El Papa Francisco recordaba el pasado domingo durante su intervención del Ángelus, el Evangelio de este segundo domingo de Cuaresma, la transfiguración de Jesús, un pasaje ligado al anuncio de su Pasión y que aclara la misión de todo cristiano en el mundo. “Jesús había anunciado que, en Jerusalén, sufriría mucho, sería rechazado y condenado a muerte”, decía el Papa.

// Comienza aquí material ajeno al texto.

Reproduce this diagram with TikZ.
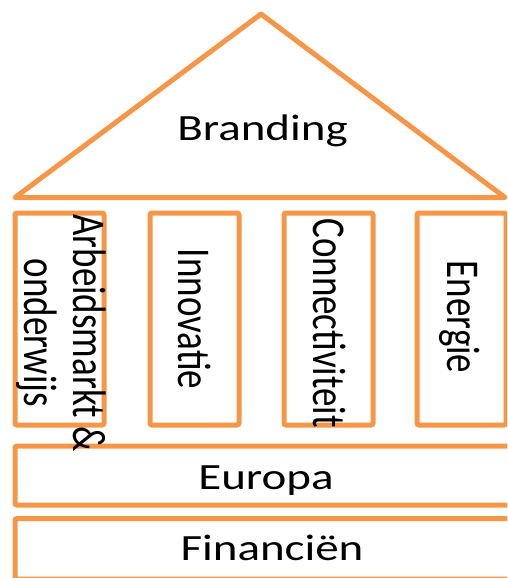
\documentclass[tikz,border=0pt]{standalone}
\usepackage{fontspec}
\setmainfont{Carlito}
\usepackage{graphicx}
\definecolor{housecol}{HTML}{F79646}
\begin{document}
\begin{tikzpicture}[x=1pt,y=-1pt,
  block/.style={draw=housecol, line width=5pt, rounded corners=2pt, inner sep=0pt},
  roofline/.style={draw=housecol, line width=5pt, line join=round},
  hlabel/.style={inner sep=0pt, anchor=base, font=\fontsize{37}{38.6}\selectfont},
  vlabel/.style={inner sep=0pt, anchor=base, rotate=-90, font=\fontsize{37}{38.6}\selectfont}]
\useasboundingbox (0,0) rectangle (507,578);
\clip (0,0) rectangle (507,578);
% roof
\coordinate (apex) at (261,14);
\coordinate (roofL) at (15,197.5);
\coordinate (roofR) at (505,197.5);
\draw[roofline] (roofL) -- (apex) -- (roofR) -- cycle;
% pillars
\node[block, minimum width=89pt, minimum height=212pt] (p1) at (59.5,319) {};
\node[block, minimum width=89pt, minimum height=212pt] (p2) at (194.5,319) {};
\node[block, minimum width=89pt, minimum height=212pt] (p3) at (328.5,319) {};
\node[block, minimum width=89pt, minimum height=212pt] (p4) at (461.5,319) {};
% base layers
\node[block, minimum width=505pt, minimum height=59pt] (europa) at (267.5,475.5) {};
\node[block, minimum width=515pt, minimum height=60.5pt] (fin) at (272.5,548.75) {};
% texts
\node[hlabel] (branding) at (262.5,140) {\scalebox{1.27}[1]{Branding}};
\node[vlabel] (t1) at (24,333) {\scalebox{1}[1.27]{\begin{tabular}[b]{@{}c@{}}Arbeidsmarkt \&\\onderwijs\end{tabular}}};
\node[vlabel] (t2) at (178,319) {\scalebox{1}[1.27]{Innovatie}};
\node[vlabel] (t3) at (313,323) {\scalebox{1}[1.27]{Connectiviteit}};
\node[vlabel] (t4) at (447,317) {\scalebox{1}[1.27]{Energie}};
\node[hlabel] (teuropa) at (266,489) {\scalebox{1.27}[1]{Europa}};
\node[hlabel] (tfin) at (272,560) {\scalebox{1.27}[1]{Financiën}};
\end{tikzpicture}
\end{document}
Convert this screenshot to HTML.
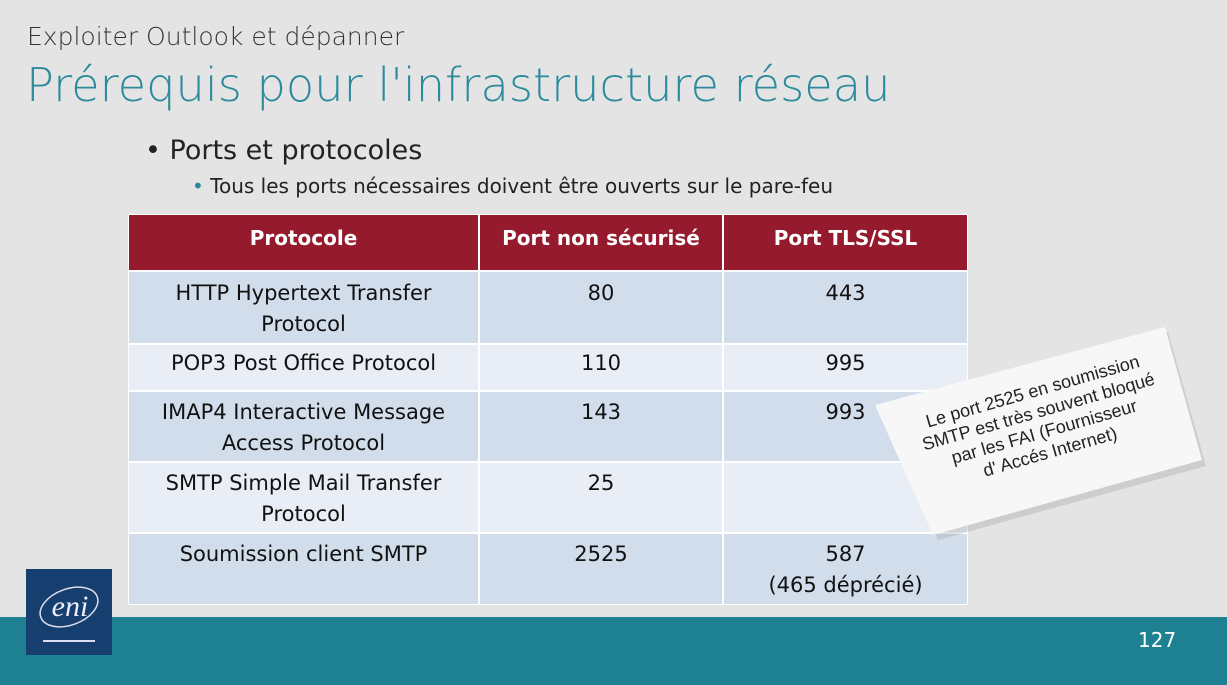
<!DOCTYPE html>
<html><head><meta charset="utf-8"><style>
body{margin:0;width:1227px;height:685px;background:#e4e4e4;position:relative;overflow:hidden;font-family:"DejaVu Sans","Liberation Sans",sans-serif;}
.a{position:absolute;white-space:nowrap}
.c{position:absolute;text-align:center;font-size:21px;line-height:31px;color:#111;box-sizing:border-box;white-space:nowrap}
.h{background:#951a2e;color:#fff;font-weight:bold;font-size:20px;padding-top:8px}
.d{background:#d1ddeb}
.l{background:#e9edf5}
</style></head><body>
<div class="a" style="left:27px;top:22px;font-size:25px;color:#333;font-weight:300">Exploiter Outlook et dépanner</div>
<div class="a" style="left:26px;top:58px;font-size:46.3px;color:#2b8a9b;font-weight:300">Prérequis pour l'infrastructure réseau</div>
<div class="a" style="left:145px;top:135px;font-size:27px;color:#222">• Ports et protocoles</div>
<div class="a" style="left:192px;top:174px;font-size:20px;color:#222"><span style="color:#2b8a9b">•</span> Tous les ports nécessaires doivent être ouverts sur le pare-feu</div>

<div class="a" style="left:128px;top:214px;width:840px;height:391px;background:#fff"></div>

<div class="c h" style="left:129px;top:215px;width:349px;height:55px">Protocole</div>
<div class="c h" style="left:480px;top:215px;width:242px;height:55px">Port non sécurisé</div>
<div class="c h" style="left:724px;top:215px;width:243px;height:55px">Port TLS/SSL</div>

<div class="c d" style="left:129px;top:272px;width:349px;height:71px;padding-top:6px">HTTP Hypertext Transfer<br>Protocol</div>
<div class="c d" style="left:480px;top:272px;width:242px;height:71px;padding-top:6px">80</div>
<div class="c d" style="left:724px;top:272px;width:243px;height:71px;padding-top:6px">443</div>

<div class="c l" style="left:129px;top:345px;width:349px;height:45px;padding-top:3px">POP3 Post Office Protocol</div>
<div class="c l" style="left:480px;top:345px;width:242px;height:45px;padding-top:3px">110</div>
<div class="c l" style="left:724px;top:345px;width:243px;height:45px;padding-top:3px">995</div>

<div class="c d" style="left:129px;top:392px;width:349px;height:69px;padding-top:5px">IMAP4 Interactive Message<br>Access Protocol</div>
<div class="c d" style="left:480px;top:392px;width:242px;height:69px;padding-top:5px">143</div>
<div class="c d" style="left:724px;top:392px;width:243px;height:69px;padding-top:5px">993</div>

<div class="c l" style="left:129px;top:463px;width:349px;height:69px;padding-top:5px">SMTP Simple Mail Transfer<br>Protocol</div>
<div class="c l" style="left:480px;top:463px;width:242px;height:69px;padding-top:5px">25</div>
<div class="c l" style="left:724px;top:463px;width:243px;height:69px;padding-top:5px"></div>

<div class="c d" style="left:129px;top:534px;width:349px;height:70px;padding-top:5px">Soumission client SMTP</div>
<div class="c d" style="left:480px;top:534px;width:242px;height:70px;padding-top:5px">2525</div>
<div class="c d" style="left:724px;top:534px;width:243px;height:70px;padding-top:5px">587<br>(465 déprécié)</div>

<svg class="a" style="left:0;top:0" width="1227" height="685">
<polygon points="880,410 1168,332 1206,466 938,540" fill="#999" opacity="0.3"/>
<polygon points="875,405 1165,327 1202,460 933,535" fill="#f7f7f7"/>
<text transform="translate(1042,424) rotate(-16)" font-family="Liberation Sans,sans-serif" font-size="18" fill="#222" text-anchor="middle">
<tspan x="0" y="-28">Le port 2525 en soumission</tspan><tspan x="0" y="-7">SMTP est très souvent bloqué</tspan><tspan x="0" y="14">par les FAI (Fournisseur</tspan><tspan x="0" y="35">d' Accés Internet)</tspan></text>
</svg>
<div class="a" style="left:0;top:617px;width:1227px;height:68px;background:#1d8192"></div>
<div class="a" style="left:26px;top:569px;width:86px;height:86px;background:#163f6f"></div>
<svg class="a" style="left:26px;top:569px" width="86" height="86">
<ellipse cx="43" cy="38" rx="30" ry="18" fill="none" stroke="#dde" stroke-width="1.5" transform="rotate(-20 43 38)"/>
<text x="44" y="47" font-family="Liberation Serif,serif" font-style="italic" font-size="30" fill="#eef" text-anchor="middle">eni</text>
<line x1="17" y1="72" x2="69" y2="72" stroke="#dde" stroke-width="2"/>
</svg>
<div class="a" style="left:1138px;top:628px;font-size:20px;color:#fff">127</div>
</body></html>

Esto hace que, para sus discípulos, “la imagen de un Mesías fuerte y triunfante entra en crisis, sus sueños se hacen añicos, y la angustia los asalta al pensar que el Maestro en el que habían creído sería ejecutado como el peor de los malhechores”.
Es en este contexto cuando Jesús se llama a Pedro, Santiago y Juan y los lleva consigo a la montaña, “y les muestra lo que sucederá después, la Resurrección”. Se trata de una anticipación y “una invitación para recordarnos, especialmente cuando atravesamos una prueba difícil —y muchos de vosotros sabéis lo que es pasar por una prueba difícil—, que el Señor ha resucitado y no permite que la oscuridad tenga la última palabra”.
Y es inevitable que nos sintamos asustados ante los grandes enigmas de “la enfermedad, el dolor inocente o el misterio de la muerte. En el mismo camino de la fe, a menudo tropezamos cuando nos encontramos con el escándalo de la cruz y las exigencias del Evangelio, que nos pide que gastemos nuestra vida en el servicio y la perdamos en el amor, en lugar de conservarla para nosotros y defenderla”. Es en estos momentos, dice el Papa Francisco, cuando “necesitamos, entonces, otra mirada, una luz que ilumine en profundidad el misterio de la vida y nos ayude a ir más allá de nuestros esquemas y más allá de los criterios de este mundo. También nosotros estamos llamados a subir al monte”.
La afirmación de Pedro sobre lo bueno de estar allí, durante la transfiguración, no debe convertirse en pereza espiritual, advierte el Papa: “No podemos quedarnos en el monte y disfrutar solos de la dicha de este encuentro. Jesús mismo nos devuelve al valle, entre nuestros hermanos y a nuestra vida cotidiana”. Porque “rezar nunca es escapar de las dificultades de la vida; la luz de la fe no es para una bella emoción espiritual. No, este no es el mensaje de Jesús”. Todo cristiano está llamado “a vivir el encuentro con Cristo para que, iluminados por su luz, podamos llevarla y hacerla brillar en todas partes. Encender pequeñas luces en el corazón de las personas; ser pequeñas lámparas del Evangelio que lleven un poco de amor y esperanza: ésta es la misión del cristiano”.